## Supplied data
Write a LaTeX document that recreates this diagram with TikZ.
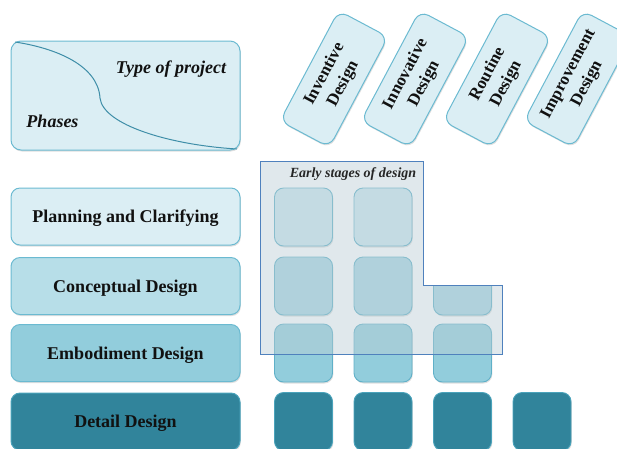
\documentclass[tikz,border=0pt]{standalone}
\usepackage{fontspec}
\setmainfont{Liberation Serif}
\usetikzlibrary{shadows}
\definecolor{bord}{HTML}{6BBAD1}
\definecolor{cellb}{HTML}{5FB0C8}
\definecolor{cA}{HTML}{DBEEF4}
\definecolor{cAc}{HTML}{CDE8EF}
\definecolor{cB}{HTML}{B7DEE8}
\definecolor{cBc}{HTML}{A8D6E2}
\definecolor{cC}{HTML}{92CDDC}
\definecolor{cD}{HTML}{31849B}
\definecolor{cDb}{HTML}{4AA3BB}
\definecolor{ovl}{HTML}{BACDD5}
\definecolor{ovlb}{HTML}{4F81BD}
\definecolor{txt}{HTML}{111111}
\definecolor{curv}{HTML}{3F8EA8}
\begin{document}
\begin{tikzpicture}[x=1pt,y=-1pt,
  shade/.style={drop shadow={shadow xshift=0.8pt,shadow yshift=-1.5pt,opacity=0.25}},
  phase/.style={shade,draw=bord,line width=1pt,rounded corners=9pt,minimum width=229pt,minimum height=57pt,inner sep=0pt,font=\fontsize{18}{20}\selectfont\bfseries,text=txt,text height=12.5pt,text depth=0.5pt},
  cell/.style={shade,draw=cellb,line width=0.9pt,rounded corners=9pt,minimum width=58pt,minimum height=58pt,inner sep=0pt},
  dbox/.style={shade,draw=bord,fill=cA,line width=1pt,rounded corners=10pt,minimum width=125pt,minimum height=56pt,inner sep=0pt,align=center,font=\fontsize{17}{21}\selectfont\bfseries,text=txt,rotate=62},
  lbl/.style={font=\fontsize{18}{20}\selectfont\bfseries\itshape,text=txt,inner sep=0pt,text height=12.5pt,text depth=0.5pt}]
\useasboundingbox (0,0) rectangle (617,448);
\clip (0,0) rectangle (617,448);
% header box
\node[phase,fill=cA,minimum height=109pt,rounded corners=10pt] (tb) at (125.5,95.5) {};
\draw[curv,line width=1pt] (15,42) .. controls (55,48) and (98,65) .. (100,98) .. controls (103,125) and (170,145) .. (237,149);
\node[lbl] (top) at (171,67) {Type of project};
\node[lbl] (ph) at (52.5,121) {Phases};
% project type boxes
\node[dbox] (inv) at (334,79) {Inventive\\Design};
\node[dbox] (inn) at (415,79) {Innovative\\Design};
\node[dbox] (rou) at (497,79) {Routine\\Design};
\node[dbox] (imp) at (578,79) {Improvement\\Design};
% phases
\node[phase,fill=cA] (p1) at (125.5,216.5) {Planning and Clarifying};
\node[phase,fill=cB] (p2) at (125.5,286) {Conceptual Design};
\node[phase,fill=cC] (p3) at (125.5,353) {Embodiment Design};
\node[phase,fill=cD,draw=cDb] (p4) at (125.5,421.5) {Detail Design};
% cells
\node[cell,fill=cAc] (c11) at (303.5,217) {};
\node[cell,fill=cAc] (c12) at (383,217) {};
\node[cell,fill=cBc] (c21) at (303.5,286) {};
\node[cell,fill=cBc] (c22) at (383,286) {};
\begin{scope}
\clip (425,285) rectangle (505,330);
\node[cell,fill=cBc] (c23) at (462.5,286) {};
\end{scope}
\node[cell,fill=cC] (c31) at (303.5,353) {};
\node[cell,fill=cC] (c32) at (383,353) {};
\node[cell,fill=cC] (c33) at (462.5,353) {};
\node[cell,fill=cD,draw=cDb] (c41) at (303.5,421.5) {};
\node[cell,fill=cD,draw=cDb] (c42) at (383,421.5) {};
\node[cell,fill=cD,draw=cDb] (c43) at (462.5,421.5) {};
\node[cell,fill=cD,draw=cDb] (c44) at (542,421.5) {};
% early stages overlay
\draw[draw=ovlb,line width=0.8pt,fill=ovl,fill opacity=0.45] (260,161) -- (423,161) -- (423,285) -- (502,285) -- (502,354) -- (260,354) -- cycle;
\node[font=\fontsize{14}{16}\selectfont\bfseries\itshape,text=black!85,inner sep=0pt,text height=9.5pt,text depth=0.5pt] (early) at (353,173) {Early stages of design};
\end{tikzpicture}
\end{document}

## Problem
Every line of the data should be copied as it stands, without the images.

## Exercise output
Write a LaTeX document that recreates this diagram with TikZ.
\documentclass[tikz,border=0pt]{standalone}
\usepackage{fontspec}
\setmainfont{Liberation Serif}
\usetikzlibrary{shadows}
\definecolor{bord}{HTML}{6BBAD1}
\definecolor{cellb}{HTML}{5FB0C8}
\definecolor{cA}{HTML}{DBEEF4}
\definecolor{cAc}{HTML}{CDE8EF}
\definecolor{cB}{HTML}{B7DEE8}
\definecolor{cBc}{HTML}{A8D6E2}
\definecolor{cC}{HTML}{92CDDC}
\definecolor{cD}{HTML}{31849B}
\definecolor{cDb}{HTML}{4AA3BB}
\definecolor{ovl}{HTML}{BACDD5}
\definecolor{ovlb}{HTML}{4F81BD}
\definecolor{txt}{HTML}{111111}
\definecolor{curv}{HTML}{3F8EA8}
\begin{document}
\begin{tikzpicture}[x=1pt,y=-1pt,
  shade/.style={drop shadow={shadow xshift=0.8pt,shadow yshift=-1.5pt,opacity=0.25}},
  phase/.style={shade,draw=bord,line width=1pt,rounded corners=9pt,minimum width=229pt,minimum height=57pt,inner sep=0pt,font=\fontsize{18}{20}\selectfont\bfseries,text=txt,text height=12.5pt,text depth=0.5pt},
  cell/.style={shade,draw=cellb,line width=0.9pt,rounded corners=9pt,minimum width=58pt,minimum height=58pt,inner sep=0pt},
  dbox/.style={shade,draw=bord,fill=cA,line width=1pt,rounded corners=10pt,minimum width=125pt,minimum height=56pt,inner sep=0pt,align=center,font=\fontsize{17}{21}\selectfont\bfseries,text=txt,rotate=62},
  lbl/.style={font=\fontsize{18}{20}\selectfont\bfseries\itshape,text=txt,inner sep=0pt,text height=12.5pt,text depth=0.5pt}]
\useasboundingbox (0,0) rectangle (617,448);
\clip (0,0) rectangle (617,448);
% header box
\node[phase,fill=cA,minimum height=109pt,rounded corners=10pt] (tb) at (125.5,95.5) {};
\draw[curv,line width=1pt] (15,42) .. controls (55,48) and (98,65) .. (100,98) .. controls (103,125) and (170,145) .. (237,149);
\node[lbl] (top) at (171,67) {Type of project};
\node[lbl] (ph) at (52.5,121) {Phases};
% project type boxes
\node[dbox] (inv) at (334,79) {Inventive\\Design};
\node[dbox] (inn) at (415,79) {Innovative\\Design};
\node[dbox] (rou) at (497,79) {Routine\\Design};
\node[dbox] (imp) at (578,79) {Improvement\\Design};
% phases
\node[phase,fill=cA] (p1) at (125.5,216.5) {Planning and Clarifying};
\node[phase,fill=cB] (p2) at (125.5,286) {Conceptual Design};
\node[phase,fill=cC] (p3) at (125.5,353) {Embodiment Design};
\node[phase,fill=cD,draw=cDb] (p4) at (125.5,421.5) {Detail Design};
% cells
\node[cell,fill=cAc] (c11) at (303.5,217) {};
\node[cell,fill=cAc] (c12) at (383,217) {};
\node[cell,fill=cBc] (c21) at (303.5,286) {};
\node[cell,fill=cBc] (c22) at (383,286) {};
\begin{scope}
\clip (425,285) rectangle (505,330);
\node[cell,fill=cBc] (c23) at (462.5,286) {};
\end{scope}
\node[cell,fill=cC] (c31) at (303.5,353) {};
\node[cell,fill=cC] (c32) at (383,353) {};
\node[cell,fill=cC] (c33) at (462.5,353) {};
\node[cell,fill=cD,draw=cDb] (c41) at (303.5,421.5) {};
\node[cell,fill=cD,draw=cDb] (c42) at (383,421.5) {};
\node[cell,fill=cD,draw=cDb] (c43) at (462.5,421.5) {};
\node[cell,fill=cD,draw=cDb] (c44) at (542,421.5) {};
% early stages overlay
\draw[draw=ovlb,line width=0.8pt,fill=ovl,fill opacity=0.45] (260,161) -- (423,161) -- (423,285) -- (502,285) -- (502,354) -- (260,354) -- cycle;
\node[font=\fontsize{14}{16}\selectfont\bfseries\itshape,text=black!85,inner sep=0pt,text height=9.5pt,text depth=0.5pt] (early) at (353,173) {Early stages of design};
\end{tikzpicture}
\end{document}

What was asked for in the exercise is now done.